Does the noise go away when the brakes are applied?
If so sounds like a wear sensor is touching the rotor.
Have a look at the pads again.

When you change front pads there is no real reason to bleed the system. Only if you loosen a brake line.
Even if you replace the rear wheel cylinders, you should not have to bleed the fronts.
Also when you change ft pads, brake lube should be installed anywhere there is metal to metal contact between the pads and the calipiar.
Also lube the rubber bushing where the slide pins go through.
Don't use "anti sieze" on the rubber bushings!
That will freeze the rubber "O" rings up quicker than anything else. Use a silicone brake lube.

Even though the rear brakes are "self adjusting" they never keep the rear shoes adjusted 100%. I like to adjust mine about every 10,000 miles. Just don't adjust them too tight either.
I like to adjust them till there is a slight drag, then back them off a click or 2.

Thanks, Tony D.
Old 12-11-03, 09:38 AM
Thread Starter
Join Date: Jul 2001
Location: Indiana (formerly Massachusetts)
Posts: 323
hi tony

thanks for the reply.

Yes, the noise goes away when the brakes are applied or if I am going over say 15 MPH. However, when I depress the brake pedal, a new sound takes over- constant squealing.
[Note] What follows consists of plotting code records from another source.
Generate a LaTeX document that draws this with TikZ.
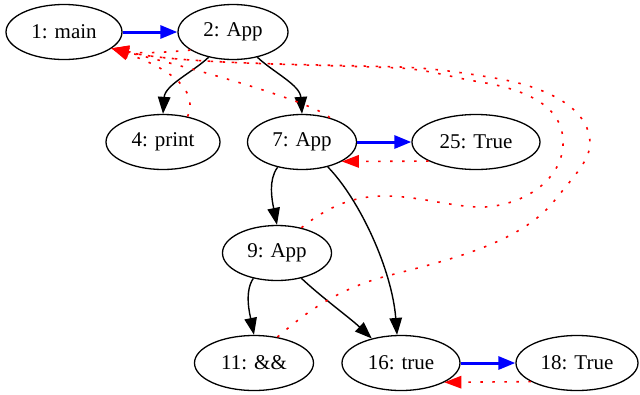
\documentclass[tikz,border=0pt]{standalone}
\usepackage{fontspec}
\setmainfont{Liberation Serif}
\usetikzlibrary{shapes.geometric,arrows.meta}
\begin{document}
\begin{tikzpicture}[x=1pt,y=-1pt,
  nd/.style={ellipse,draw,line width=1.3pt,inner sep=0pt,minimum height=55pt,font=\fontsize{21}{25}\selectfont},
  tree/.style={line width=1.4pt,-{Triangle[length=17pt,width=12.5pt]}},
  seq/.style={line width=3pt,blue,-{Triangle[length=17pt,width=13pt]}},
  back/.style={line width=1.6pt,red,dash pattern=on 2.5pt off 9.5pt,-{Triangle[length=17pt,width=12.5pt]}}]
\useasboundingbox (0,0) rectangle (640,394);
\node[nd,minimum width=116pt] (n1) at (64,32) {1: main};
\node[nd,minimum width=110pt] (n2) at (233,32) {2: App};
\node[nd,minimum width=114pt] (n4) at (163,142) {4: print};
\node[nd,minimum width=109pt] (n7) at (302,142) {7: App};
\node[nd,minimum width=128pt] (n25) at (476,142) {25: True};
\node[nd,minimum width=109pt] (n9) at (277,253) {9: App};
\node[nd,minimum width=119pt] (n11) at (254,363) {11: \&\&};
\node[nd,minimum width=118pt] (n16) at (401,363) {16: true};
\node[nd,minimum width=122pt] (n18) at (577,363) {18: True};
% tree edges
\draw[tree] (n2.226) .. controls (193,72) and (165,85) .. (n4.north);
\draw[tree] (n2.314) .. controls (273,72) and (300,85) .. (n7.north);
\draw[tree] (n7.226) .. controls (268,180) and (272,200) .. (n9.north);
\draw[tree] (n7.316) .. controls (360,200) and (392,270) .. (n16.98);
\draw[tree] (n9.227) .. controls (244,292) and (250,315) .. (n11.north);
\draw[tree] (n9.314) .. controls (320,296) and (350,318) .. (n16.140);
% sequence edges
\draw[seq] (n1.east) -- (n2.west);
\draw[seq] (n7.east) -- (n25.west);
\draw[seq] (n16.east) -- (n18.west);
% back edges
\draw[back] (n25.202) -- (n7.334);
\draw[back] (n18.202) -- (n16.336);
\draw[back] (n2.203) .. controls (170,52) and (140,54) .. (n1.341);
\draw[back] (n4.46) .. controls (197,95) and (180,72) .. (n1.341);
\draw[back] (n7.41) .. controls (315,104) and (220,75) .. (n1.341);
\draw[back] (n9.46) .. controls (330,205) and (355,196) .. (385,196)
  .. controls (420,196) and (455,208) .. (485,207)
  .. controls (530,204) and (565,175) .. (563,140)
  .. controls (562,108) and (530,90) .. (480,82)
  .. controls (450,77) and (430,70) .. (400,68)
  .. controls (300,64) and (180,64) .. (n1.341);
\draw[back] (n11.48) .. controls (300,318) and (330,292) .. (383,277)
  .. controls (440,262) and (520,245) .. (555,200)
  .. controls (575,175) and (590,160) .. (590,143)
  .. controls (590,115) and (560,90) .. (500,79)
  .. controls (460,72) and (430,68) .. (400,67)
  .. controls (300,64) and (180,64) .. (n1.341);
\end{tikzpicture}
\end{document}
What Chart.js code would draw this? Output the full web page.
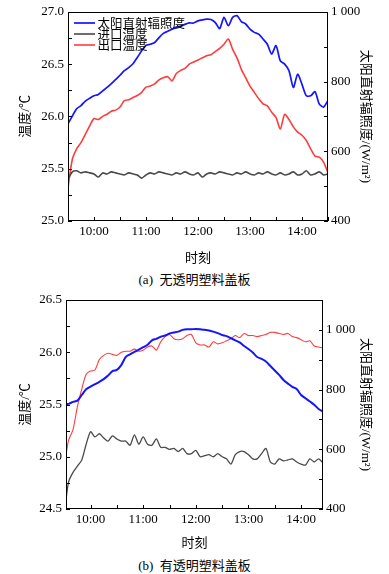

Again, only at slow speeds.

I pulled off the wheel and looked at the pads and the sensor is about 3/4 of an inch from making contact with the rotor so I don't think it is the sensor.

So we are back to the noise problem again:

At slow speeds I hear a slight squeak or rubbing noise at regular intervals that seem to correspond with one revolution of the rotor.

As I speed up, the noise disappears.

When applying the brake, the noise changes to a constant squeal at low speeds and light braking.

Any thoughts?

Old 12-11-03, 06:38 PM
Desi501's Avatar
Join Date: Oct 2003
Location: Boynton Beach Florida
Posts: 2,207
A lot of that squeeling may have something to do with the quality of brake pads you bought. Cheaper pads tend to be more succeptable to that. Squeel can be caused by a vast number of different things. It is the most problemsome thing in doing disc brakes. Every tech has his own little things that have worked for him. It won't hurt anything. It's just an annoyance.